Alright, let's assume the A350 goes through, no conversions. 22x is a good start to replace some 77Es, with additional 789s as well.
Now, eventually, if they want the extra capacity, and to replace the 77Ws, perhaps the A35K and 779 with Flagship First would work.
Good coverage in the fleet, but that's assuming the A350s are even taken. I'm not sure AA needs all the types however.
What is it with the 779? AA will take either that or the A35K as the replacement for the 77W, not both. The same pilot pool can fly all the 787 types, and the same applies to the A350 pilot pool. This is how I imagine the AA fleet to look like after all is said and done.
That would mean only two pilot pools would be needed for thew whole fleet and would be very efficient. That fleet also gives the option to right size the aircraft for the specific route in question.
Simple indeed. I wouldn't be surprised if the A330 gets retired completely next decade. Assuming that happened, AA would need 30-45x more A350s, -900s and -1000s.
The A35K and 779 are not mutually exclusive. An airline like AA could potentially benefit from both.
It's either that or:
All rides on whether the A350 gets taken.

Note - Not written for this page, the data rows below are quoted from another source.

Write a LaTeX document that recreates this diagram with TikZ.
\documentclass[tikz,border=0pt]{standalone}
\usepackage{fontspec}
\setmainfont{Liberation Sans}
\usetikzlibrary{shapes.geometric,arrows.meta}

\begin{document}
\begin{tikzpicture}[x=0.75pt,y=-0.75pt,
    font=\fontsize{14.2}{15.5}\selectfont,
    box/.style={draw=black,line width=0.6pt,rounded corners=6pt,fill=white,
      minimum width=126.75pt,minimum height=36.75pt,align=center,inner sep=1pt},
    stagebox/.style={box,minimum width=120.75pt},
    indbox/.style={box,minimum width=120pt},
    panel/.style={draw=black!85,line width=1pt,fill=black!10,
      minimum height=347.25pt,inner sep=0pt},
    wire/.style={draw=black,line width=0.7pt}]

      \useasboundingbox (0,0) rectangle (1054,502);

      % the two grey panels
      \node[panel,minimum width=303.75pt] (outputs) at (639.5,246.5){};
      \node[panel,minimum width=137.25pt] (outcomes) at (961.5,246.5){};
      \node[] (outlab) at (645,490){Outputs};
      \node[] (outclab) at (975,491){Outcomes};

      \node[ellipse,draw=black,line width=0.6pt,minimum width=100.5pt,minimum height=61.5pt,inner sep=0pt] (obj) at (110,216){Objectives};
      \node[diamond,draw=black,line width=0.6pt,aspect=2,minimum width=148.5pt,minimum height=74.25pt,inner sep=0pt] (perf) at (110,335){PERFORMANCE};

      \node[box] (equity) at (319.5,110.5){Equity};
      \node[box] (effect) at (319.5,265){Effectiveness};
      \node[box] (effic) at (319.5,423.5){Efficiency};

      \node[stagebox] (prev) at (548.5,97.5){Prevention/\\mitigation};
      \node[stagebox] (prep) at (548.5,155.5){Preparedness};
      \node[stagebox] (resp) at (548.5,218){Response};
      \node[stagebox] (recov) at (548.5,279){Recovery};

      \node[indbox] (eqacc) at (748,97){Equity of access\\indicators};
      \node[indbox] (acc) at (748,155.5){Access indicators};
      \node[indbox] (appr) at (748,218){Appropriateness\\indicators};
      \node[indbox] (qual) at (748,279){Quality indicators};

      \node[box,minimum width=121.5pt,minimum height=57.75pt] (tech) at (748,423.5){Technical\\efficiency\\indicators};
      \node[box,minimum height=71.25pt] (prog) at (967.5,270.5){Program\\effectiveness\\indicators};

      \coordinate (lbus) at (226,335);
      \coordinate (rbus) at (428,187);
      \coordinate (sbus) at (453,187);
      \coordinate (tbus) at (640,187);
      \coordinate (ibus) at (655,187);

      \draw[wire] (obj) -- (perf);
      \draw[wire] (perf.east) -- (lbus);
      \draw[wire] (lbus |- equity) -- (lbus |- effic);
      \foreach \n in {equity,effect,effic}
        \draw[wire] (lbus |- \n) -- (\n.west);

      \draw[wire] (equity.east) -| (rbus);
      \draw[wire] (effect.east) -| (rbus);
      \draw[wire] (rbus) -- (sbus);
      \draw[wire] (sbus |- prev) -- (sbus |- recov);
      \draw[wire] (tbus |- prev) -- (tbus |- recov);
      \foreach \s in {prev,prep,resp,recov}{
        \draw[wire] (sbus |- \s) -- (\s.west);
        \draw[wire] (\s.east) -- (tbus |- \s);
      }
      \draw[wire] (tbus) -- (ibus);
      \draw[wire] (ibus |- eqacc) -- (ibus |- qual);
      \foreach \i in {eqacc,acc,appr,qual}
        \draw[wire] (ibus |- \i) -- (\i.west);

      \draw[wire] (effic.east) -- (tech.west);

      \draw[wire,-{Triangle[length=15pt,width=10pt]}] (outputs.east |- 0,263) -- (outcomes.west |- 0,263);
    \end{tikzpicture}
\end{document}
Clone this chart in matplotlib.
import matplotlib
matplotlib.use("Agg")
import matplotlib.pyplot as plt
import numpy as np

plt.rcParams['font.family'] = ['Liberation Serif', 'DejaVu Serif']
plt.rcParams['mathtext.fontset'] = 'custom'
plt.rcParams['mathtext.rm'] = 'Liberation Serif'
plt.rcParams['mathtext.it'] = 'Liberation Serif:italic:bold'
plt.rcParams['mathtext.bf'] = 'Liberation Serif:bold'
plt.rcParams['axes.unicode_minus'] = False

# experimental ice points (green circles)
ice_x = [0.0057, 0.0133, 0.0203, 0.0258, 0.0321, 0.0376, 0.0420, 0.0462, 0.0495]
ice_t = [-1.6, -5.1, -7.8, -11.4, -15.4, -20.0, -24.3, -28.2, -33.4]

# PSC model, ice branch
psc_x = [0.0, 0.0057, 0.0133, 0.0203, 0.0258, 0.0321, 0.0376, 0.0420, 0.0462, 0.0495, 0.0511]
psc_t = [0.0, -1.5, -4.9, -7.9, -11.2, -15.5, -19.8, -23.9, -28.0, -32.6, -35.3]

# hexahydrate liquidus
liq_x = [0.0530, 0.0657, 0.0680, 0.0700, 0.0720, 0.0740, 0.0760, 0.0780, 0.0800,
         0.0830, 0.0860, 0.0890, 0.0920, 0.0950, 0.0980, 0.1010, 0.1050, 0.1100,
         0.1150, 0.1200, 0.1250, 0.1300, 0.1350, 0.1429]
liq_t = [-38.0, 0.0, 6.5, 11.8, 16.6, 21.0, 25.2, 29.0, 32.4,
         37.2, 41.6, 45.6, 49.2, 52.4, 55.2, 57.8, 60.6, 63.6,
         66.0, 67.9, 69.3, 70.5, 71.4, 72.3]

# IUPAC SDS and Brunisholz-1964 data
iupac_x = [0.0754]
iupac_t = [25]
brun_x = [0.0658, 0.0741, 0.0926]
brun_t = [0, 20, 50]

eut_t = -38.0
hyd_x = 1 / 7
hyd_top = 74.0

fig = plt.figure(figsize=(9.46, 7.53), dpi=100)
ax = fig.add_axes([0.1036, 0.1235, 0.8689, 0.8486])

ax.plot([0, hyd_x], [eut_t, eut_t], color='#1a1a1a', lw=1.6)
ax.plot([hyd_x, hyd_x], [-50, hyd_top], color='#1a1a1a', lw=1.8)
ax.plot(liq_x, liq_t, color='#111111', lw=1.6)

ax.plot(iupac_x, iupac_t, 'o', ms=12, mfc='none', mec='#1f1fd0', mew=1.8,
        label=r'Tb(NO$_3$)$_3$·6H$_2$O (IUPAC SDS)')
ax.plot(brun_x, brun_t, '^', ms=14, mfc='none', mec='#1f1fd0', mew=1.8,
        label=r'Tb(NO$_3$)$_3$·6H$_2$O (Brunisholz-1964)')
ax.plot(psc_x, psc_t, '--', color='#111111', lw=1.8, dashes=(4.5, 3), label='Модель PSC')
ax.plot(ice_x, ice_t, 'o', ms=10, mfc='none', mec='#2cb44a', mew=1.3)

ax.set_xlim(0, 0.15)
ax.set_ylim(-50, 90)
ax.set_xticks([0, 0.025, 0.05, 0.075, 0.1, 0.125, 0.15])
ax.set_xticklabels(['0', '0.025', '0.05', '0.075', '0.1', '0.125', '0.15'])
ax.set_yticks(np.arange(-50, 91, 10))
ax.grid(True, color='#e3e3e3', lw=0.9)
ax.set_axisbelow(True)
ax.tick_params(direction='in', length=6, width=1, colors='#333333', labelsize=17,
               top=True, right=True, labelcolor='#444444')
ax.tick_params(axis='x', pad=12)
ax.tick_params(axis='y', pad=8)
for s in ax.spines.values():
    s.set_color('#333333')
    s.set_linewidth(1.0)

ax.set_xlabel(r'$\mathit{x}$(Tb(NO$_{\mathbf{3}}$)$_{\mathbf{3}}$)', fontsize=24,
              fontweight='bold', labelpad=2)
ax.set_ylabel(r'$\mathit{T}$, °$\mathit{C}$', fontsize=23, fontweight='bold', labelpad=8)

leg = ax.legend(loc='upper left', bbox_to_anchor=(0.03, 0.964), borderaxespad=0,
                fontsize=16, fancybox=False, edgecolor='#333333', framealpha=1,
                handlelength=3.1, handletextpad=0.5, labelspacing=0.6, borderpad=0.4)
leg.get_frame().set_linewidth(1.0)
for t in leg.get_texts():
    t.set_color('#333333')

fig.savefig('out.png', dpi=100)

Also, just my opinion, I like the A35K, it's quickly becoming a favorite of mine, but it'll be too damn bad the day a Frenchy becomes AAs Flagship aircraft.

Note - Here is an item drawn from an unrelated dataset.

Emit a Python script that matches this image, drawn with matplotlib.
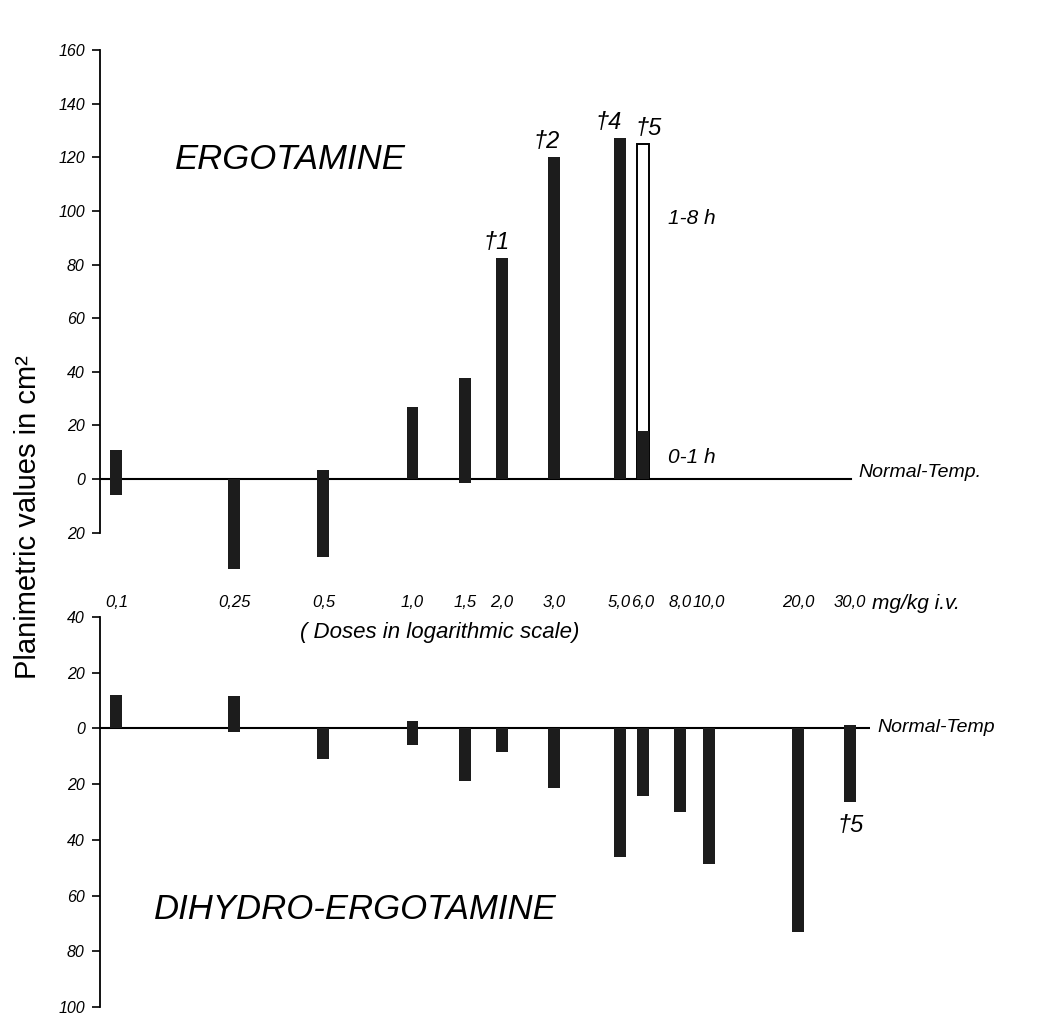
import numpy as np
import matplotlib.pyplot as plt

plt.rcParams['font.family'] = ['Liberation Sans', 'DejaVu Sans']

# doses (mg/kg i.v.)
erg_doses = [0.1, 0.25, 0.5, 1.0, 1.5, 2.0, 3.0, 5.0, 6.0]
erg_top = [11, 0, 3.5, 27, 37.5, 82.5, 120, 127, 18]
erg_bottom = [-6, -33.5, -29, 0, -1.5, 0, 0, 0, 0]
erg_late_dose = [6.0]
erg_late_top = [125]          # 1-8 h value for the 6,0 dose
death_doses = [2.0, 3.0, 5.0, 6.0]
death_labels = ['†1', '†2', '†4', '†5']
death_tops = [82.5, 120, 127, 125]

dhe_doses = [0.1, 0.25, 0.5, 1.0, 1.5, 2.0, 3.0, 5.0, 6.0, 8.0, 10.0, 20.0, 30.0]
dhe_top = [12, 11.5, 0, 2.6, 0, 0, 0, 0, 0, 0, 0, 0, 1.2]
dhe_bottom = [0, -1.2, -10.8, -6, -19, -8.5, -21.4, -46, -24.4, -30, -48.5, -73, -26.3]

tick_doses = [0.1, 0.25, 0.5, 1.0, 1.5, 2.0, 3.0, 5.0, 6.0, 8.0, 10.0, 20.0, 30.0]
tick_labels = ['0,1', '0,25', '0,5', '1,0', '1,5', '2,0', '3,0', '5,0', '6,0', '8,0', '10,0', '20,0', '30,0']

bar_col = '#1c1c1c'
hw = 0.02  # half bar width in decades


def log_bars(ax, doses, bottoms, tops, **kw):
    d = np.array(doses, dtype=float)
    left = d * 10 ** (-hw)
    width = d * 10 ** hw - left
    b = np.array(bottoms, dtype=float)
    bars = ax.bar(left, np.array(tops) - b, width=width, bottom=b, align='edge', **kw)
    for p in bars:
        p.set_clip_on(False)


def style_axis(ax, ylo, yhi):
    ax.set_xscale('log')
    ax.set_xlim(0.0881, 35.0)
    ax.set_ylim(ylo, yhi)
    ax.patch.set_visible(False)
    for s in ['top', 'right', 'bottom']:
        ax.spines[s].set_visible(False)
    ax.spines['left'].set_linewidth(1.3)
    yt = np.arange(ylo, yhi + 1, 20)
    ax.set_yticks(yt)
    ax.set_yticklabels([str(abs(int(v))) for v in yt], fontstyle='italic', fontsize=11.5)
    ax.tick_params(axis='y', direction='out', length=6, width=1.2, pad=5)
    ax.minorticks_off()


fig = plt.figure(figsize=(10.4, 10.14), dpi=100)
ax1 = fig.add_axes([0.0962, 0.4747, 0.7403, 0.4760])
ax2 = fig.add_axes([0.0962, 0.0069, 0.7403, 0.3846])

# ---- Ergotamine ----
style_axis(ax1, -20, 160)
ax1.axhline(0, xmax=0.975, color='black', lw=1.5, zorder=1)
log_bars(ax1, erg_late_dose, [0], erg_late_top, color='white', edgecolor='black', linewidth=1.4, zorder=2)
log_bars(ax1, erg_doses, erg_bottom, erg_top, color=bar_col, zorder=3)
ax1.set_xticks(tick_doses)
ax1.set_xticklabels(tick_labels, fontstyle='italic', fontsize=12)
ax1.tick_params(axis='x', length=0, pad=45)
ax1.xaxis.set_minor_locator(plt.NullLocator())
# small nudges so the death marks sit like in the drawing
nudges = [-4, -5, -8, 4]
for d, lab, t, dx in zip(death_doses, death_labels, death_tops, nudges):
    ax1.annotate(lab, (d, t), xytext=(dx, 3), textcoords='offset points',
                 ha='center', va='bottom', fontsize=17, fontstyle='italic')
ax1.text(erg_late_dose[0] * 10 ** 0.085, 97, '1-8 h', ha='left', va='center', fontsize=15, fontstyle='italic')
ax1.text(erg_late_dose[0] * 10 ** 0.085, 8, '0-1 h', ha='left', va='center', fontsize=15, fontstyle='italic')
ax1.text(0.985, 2.5, 'Normal-Temp.', transform=ax1.get_yaxis_transform(), ha='left', va='center',
         fontsize=14, fontstyle='italic', clip_on=False)
ax1.text(0.247, 0.773, 'ERGOTAMINE', transform=ax1.transAxes, fontsize=25, fontstyle='italic',
         ha='center', va='center')

# ---- Dihydro-Ergotamine ----
style_axis(ax2, -100, 40)
ax2.set_xticks([])
ax2.axhline(0, color='black', lw=1.5, zorder=1)
log_bars(ax2, dhe_doses, dhe_bottom, dhe_top, color=bar_col, zorder=3)
ax2.text(dhe_doses[-1], -35, '†5', ha='center', va='center', fontsize=17, fontstyle='italic')
ax2.text(1.01, 0.5, 'Normal-Temp', transform=ax2.get_yaxis_transform(), ha='left', va='center',
         fontsize=14, fontstyle='italic', clip_on=False)
ax2.text(0.331, 0.25, 'DIHYDRO-ERGOTAMINE', transform=ax2.transAxes, fontsize=25, fontstyle='italic',
         ha='center', va='center')

# shared labels
fig.text(0.838, 0.405, 'mg/kg i.v.', fontsize=15, fontstyle='italic', ha='left', va='center')
fig.text(0.423, 0.376, '( Doses in logarithmic scale)', fontsize=16, fontstyle='italic', ha='center', va='center')
fig.text(0.027, 0.49, 'Planimetric values in cm²', rotation=90, fontsize=21, ha='center', va='center')

fig.savefig('out.png', dpi=100)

I know absolutely nothing about AA, and won't pretend to.
But this thread has been an absolutely fascinating read.
I know Keejse has been accused of making the A359 a "one-size-fits-all" solution (whether he did or not is a different matter)
On the other hand it's been fascinating to read how there is no room for the A359 in an airline that operates 767's, 787's, 77E's and 77W's - (the latter being fairly new).
The 787 is going to replace the first 3, and the 777-9X the latter one.
There's no market there in the middle for the A359. AA will only fly smallish widebodys and then the biggest one.
Have I got that right?
Consider the following types.
The 787 can do anything that the A330's can do, and AA have options.
The A330NEO might be cheaper to buy, but ...
Isom told American pilots at a question-and-answer session Aug. 29, a recording of which was heard by Bloomberg News. “It’s exceptional pricing. Unfortunately, pricing is just one aspect of trying to fly something profitably.”
And yes. I'm aware that the quote referred to the A350 - but the principle .......
If fleet simplification is the key can only see the A330 fleet going one way, and that is out.
Why not use 787's instead
Very versatile, incredibly economical family of aircraft that can readily replace the 767 and A330 and 77E.
They can't quite
do what the 77E can do in terms of capacity/payload range, but that supports the frequency/fragmentation/RASM/CASM argument.
They can't do what the A350's can do in terms of capacity/payload range either
Another versatile, incredibly economical family of aircraft that is probably too big to replace the 767 and A330, but is a perfect fit for both the 77E and 77W.
It's a fraction more expensive to operate than the 787 but has substantially more capacity.
(A good argument about 3%-4% on fuel burn vs an 8%-10% delta in capacity. Sort of fits with Matt6461's theory about the CAM advantage needed for a bigger plane - these two seem well matched on that basis, as global sales show)
An incredibly economical family of aircraft, but the biggest and least versatile of all - they will be at the top of the widebody tree (A380 is an anachronism here IMO).
There is also clearly no need for the 77W's to be replaced anytime soon, so I don't see an order for 77X anytime soon.
If fragmentation/frequency/RASM are the arguments for the 787-9 being a better fit replacing the 77E, it's hard to see the 777-9X replacing the 77W's at some point given the same argument
. Unless we intend to change the argument, but we should do so consistently.
Without even going near route structures, if AA want a simplified fleet, I would have thought that 787-8, 787-9, possibly 787-10, and A350-900 with an option to secure A350-1000 as the 77W replacement at a later date would satisfy their every need. Ultra efficient, versatile, cheap to operate, promotes fragmentation etc etc.
I guess it's going against the trend, but I see no logic for MORE A330's and I see no logic for cancelling the A350 order. The only logic I see is for growing it.